In this article, we’ll take a closer look at these dynamics and how they influence the pricing of municipal bonds.
Looking at the Data
The Federal Reserve regularly releases a report detailing the financial accounts of the United States, which includes the breakdown of various fund flows and balance sheets.
According to its Q3 2015 report, households and nonprofits own approximately $1.54 trillion worth of municipal bonds, while financial institutions own just over $2 trillion. The remainder is accounted for by nonfinancial institutions (corporate holdings) of $1.57 trillion and various smaller accounts amounting to just a few billion dollars apiece. This means that households actually account for about 30% of total muni bond holdings.

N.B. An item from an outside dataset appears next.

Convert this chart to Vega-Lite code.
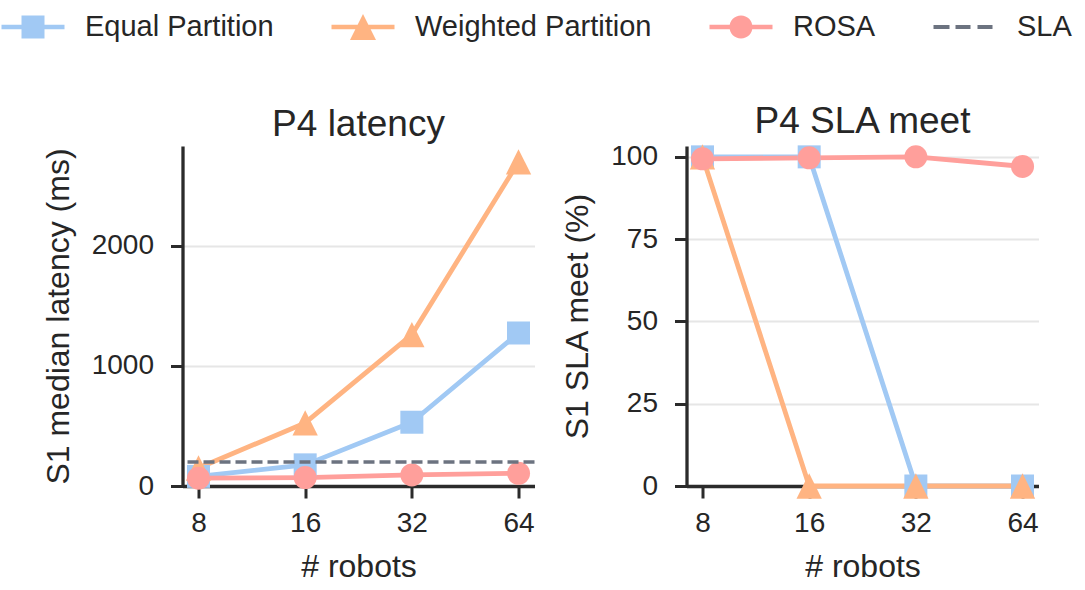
{
  "$schema": "https://vega.github.io/schema/vega-lite/v6.json",
  "background": "white",
  "padding": {"left": 12.5, "top": 7, "right": 5, "bottom": 5},
  "config": {
    "font": "Liberation Sans",
    "view": {"stroke": null},
    "axis": {
      "domainColor": "#2b2b2b",
      "domainWidth": 3.3,
      "tickColor": "#2b2b2b",
      "tickWidth": 3,
      "tickSize": 12,
      "labelFont": "Liberation Sans",
      "labelFontSize": 28,
      "labelColor": "#262626",
      "labelPadding": 14,
      "titleFont": "Liberation Sans",
      "titleFontSize": 32,
      "titleFontWeight": "normal",
      "titleColor": "#262626",
      "gridColor": "#e6e6e6",
      "gridWidth": 2
    },
    "axisX": {"grid": false, "labelPadding": 11, "titlePadding": 14},
    "axisY": {"labelPadding": 17, "titlePadding": 16},
    "title": {
      "font": "Liberation Sans",
      "fontSize": 37,
      "fontWeight": "normal",
      "color": "#262626",
      "offset": 2,
      "baseline": "alphabetic"
    }
  },
  "datasets": {
    "latency": [
      {"series": "Equal Partition", "robots": 8, "ms": 80},
      {"series": "Equal Partition", "robots": 16, "ms": 176},
      {"series": "Equal Partition", "robots": 32, "ms": 531},
      {"series": "Equal Partition", "robots": 64, "ms": 1274},
      {"series": "Weighted Partition", "robots": 8, "ms": 150},
      {"series": "Weighted Partition", "robots": 16, "ms": 525},
      {"series": "Weighted Partition", "robots": 32, "ms": 1260},
      {"series": "Weighted Partition", "robots": 64, "ms": 2698},
      {"series": "ROSA", "robots": 8, "ms": 65},
      {"series": "ROSA", "robots": 16, "ms": 70},
      {"series": "ROSA", "robots": 32, "ms": 92},
      {"series": "ROSA", "robots": 64, "ms": 106}
    ],
    "meet": [
      {"series": "Equal Partition", "robots": 8, "pct": 100},
      {"series": "Equal Partition", "robots": 16, "pct": 100},
      {"series": "Equal Partition", "robots": 32, "pct": 0},
      {"series": "Equal Partition", "robots": 64, "pct": 0},
      {"series": "Weighted Partition", "robots": 8, "pct": 100},
      {"series": "Weighted Partition", "robots": 16, "pct": 0},
      {"series": "Weighted Partition", "robots": 32, "pct": 0},
      {"series": "Weighted Partition", "robots": 64, "pct": 0},
      {"series": "ROSA", "robots": 8, "pct": 99.4},
      {"series": "ROSA", "robots": 16, "pct": 99.7},
      {"series": "ROSA", "robots": 32, "pct": 100},
      {"series": "ROSA", "robots": 64, "pct": 97.1}
    ],
    "sla": [
      {"series": "SLA", "ms": 200}
    ]
  },
  "spacing": 152,
  "bounds": "flush",
  "hconcat": [
    {
      "width": 352,
      "height": 340,
      "title": "P4 latency",
      "layer": [
        {
          "data": {"name": "sla"},
          "transform": [{"filter": "false"}],
          "mark": {"type": "point", "filled": true, "opacity": 1},
          "encoding": {
            "color": {
              "field": "series",
              "type": "nominal",
              "scale": {
                "domain": ["Equal Partition", "Weighted Partition", "ROSA", "SLA"],
                "range": ["#a1c9f4", "#ffb482", "#ff9f9b", "#6c7380"]
              },
              "legend": {
                "title": null,
                "orient": "none",
                "direction": "horizontal",
                "legendX": -169.5,
                "legendY": -139,
                "labelFont": "Liberation Sans",
                "labelFontSize": 29,
                "labelColor": "#262626",
                "labelLimit": 400,
                "labelOffset": 32,
                "columnPadding": 57,
                "symbolSize": 1600,
                "symbolStrokeWidth": 0,
                "symbolOpacity": 1
              }
            },
            "shape": {
              "field": "series",
              "type": "nominal",
              "scale": {
                "domain": ["Equal Partition", "Weighted Partition", "ROSA", "SLA"],
                "range": [
                  "M-1.575,-0.1175H1.575V0.1175H-1.575Z M-0.575,-0.575H0.575V0.575H-0.575Z",
                  "M-1.575,-0.1175H1.575V0.1175H-1.575Z M0,-0.65L0.65,0.65L-0.65,0.65Z",
                  "M-1.575,-0.1175H1.575V0.1175H-1.575Z M-0.575,0A0.575,0.575 0 1,1 0.575,0A0.575,0.575 0 1,1 -0.575,0Z",
                  "M-1.575,-0.1H-0.775V0.1H-1.575Z M-0.475,-0.1H0.275V0.1H-0.475Z M0.625,-0.1H1.375V0.1H0.625Z"
                ]
              },
              "legend": {
                "title": null,
                "orient": "none",
                "direction": "horizontal",
                "legendX": -169.5,
                "legendY": -139,
                "labelFont": "Liberation Sans",
                "labelFontSize": 29,
                "labelColor": "#262626",
                "labelLimit": 400,
                "labelOffset": 32,
                "columnPadding": 57,
                "symbolSize": 1600,
                "symbolStrokeWidth": 0,
                "symbolOpacity": 1
              }
            }
          }
        },
        {
          "data": {"name": "latency"},
          "mark": {"type": "line", "strokeWidth": 4.8, "strokeJoin": "round"},
          "encoding": {
            "x": {
              "field": "robots",
              "type": "quantitative",
              "scale": {"type": "log", "base": 2, "domain": [7.21, 71.0], "nice": false},
              "axis": {"values": [8, 16, 32, 64], "format": "d", "title": "# robots"}
            },
            "y": {
              "field": "ms",
              "type": "quantitative",
              "scale": {"domain": [0, 2831], "nice": false},
              "axis": {"values": [0, 1000, 2000], "format": "d", "title": "S1 median latency (ms)"}
            },
            "color": {"field": "series", "type": "nominal"}
          }
        },
        {
          "data": {"name": "latency"},
          "mark": {"type": "point", "filled": true, "opacity": 1, "size": 529, "strokeWidth": 0},
          "encoding": {
            "x": {"field": "robots", "type": "quantitative"},
            "y": {"field": "ms", "type": "quantitative"},
            "color": {"field": "series", "type": "nominal"},
            "shape": {
              "condition": [
                {"test": "datum.series === 'Equal Partition'", "value": "square"},
                {"test": "datum.series === 'Weighted Partition'", "value": "M0,-1.1L1.1,1.1L-1.1,1.1Z"}
              ],
              "value": "circle"
            }
          }
        },
        {
          "data": {"name": "sla"},
          "mark": {"type": "rule", "strokeWidth": 3.5, "strokeDash": [11, 5]},
          "encoding": {
            "y": {"field": "ms", "type": "quantitative"},
            "color": {"field": "series", "type": "nominal"}
          }
        }
      ]
    },
    {
      "width": 352,
      "height": 340,
      "title": "P4 SLA meet",
      "data": {"name": "meet"},
      "layer": [
        {
          "mark": {"type": "line", "strokeWidth": 4.8, "strokeJoin": "round"},
          "encoding": {
            "x": {
              "field": "robots",
              "type": "quantitative",
              "scale": {"type": "log", "base": 2, "domain": [7.21, 71.0], "nice": false},
              "axis": {"values": [8, 16, 32, 64], "format": "d", "title": "# robots"}
            },
            "y": {
              "field": "pct",
              "type": "quantitative",
              "scale": {"domain": [0, 103.3], "nice": false},
              "axis": {"values": [0, 25, 50, 75, 100], "format": "d", "title": "S1 SLA meet (%)"}
            },
            "color": {"field": "series", "type": "nominal"}
          }
        },
        {
          "mark": {"type": "point", "filled": true, "opacity": 1, "size": 529, "strokeWidth": 0},
          "encoding": {
            "x": {"field": "robots", "type": "quantitative"},
            "y": {"field": "pct", "type": "quantitative"},
            "color": {"field": "series", "type": "nominal"},
            "shape": {
              "condition": [
                {"test": "datum.series === 'Equal Partition'", "value": "square"},
                {"test": "datum.series === 'Weighted Partition'", "value": "M0,-1.1L1.1,1.1L-1.1,1.1Z"}
              ],
              "value": "circle"
            }
          }
        }
      ]
    }
  ]
}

It’s worth noting that the financial sector has taken an increasingly large share of assets over the years due to the growing popularity of exchange-traded funds (ETFs). The financial sector has increased its buying of muni bonds every year since 2011, while households have reduced their direct exposure every year since 2011, with the possible exception of 2015. These trends are likely to continue moving into 2016 and beyond due to the cost savings and simplicity.
Pricing Dynamics
The price of municipal bonds is determined by buying and selling – or the latest transaction price. Often times, financial institutions only consider “block trades” when setting these prices, which include trades worth over $1 million.
Mutual funds tend to have a lot of sway over the muni bond market since they buy and sell large blocks of bonds relative to individual investors. While individual investors hold nearly a third of the market, these financial institutions often have an outsized impact on the pricing of the bonds. However, these prices rarely reflect the sentiment of the entire market and the buying and selling may not reflect the true underlying fundamentals of the market.
Retail investor sentiment may not have a tremendous impact on pricing volatility, but looking at the bigger picture, they help maintain the stability of the market. After all, many individual investors buy muni bonds to hold until maturity with a focus on the coupon rate. These dynamics could change moving forward, however, as financial institutions take an increasingly larger slice of the pie when it comes to aggregate muni bond holdings.
The Bottom Line
The municipal bond market is unique among many other bond markets due to the high volume of retail transactions. By comparison, the corporate bond market has just $750 billion in household and nonprofit holdings compared to $7.8 trillion for the financial sector. These dynamics suggest that retail investors may play a key role in maintaining the market’s stability, even though mutual funds tend to influence headline prices via their frequent trading.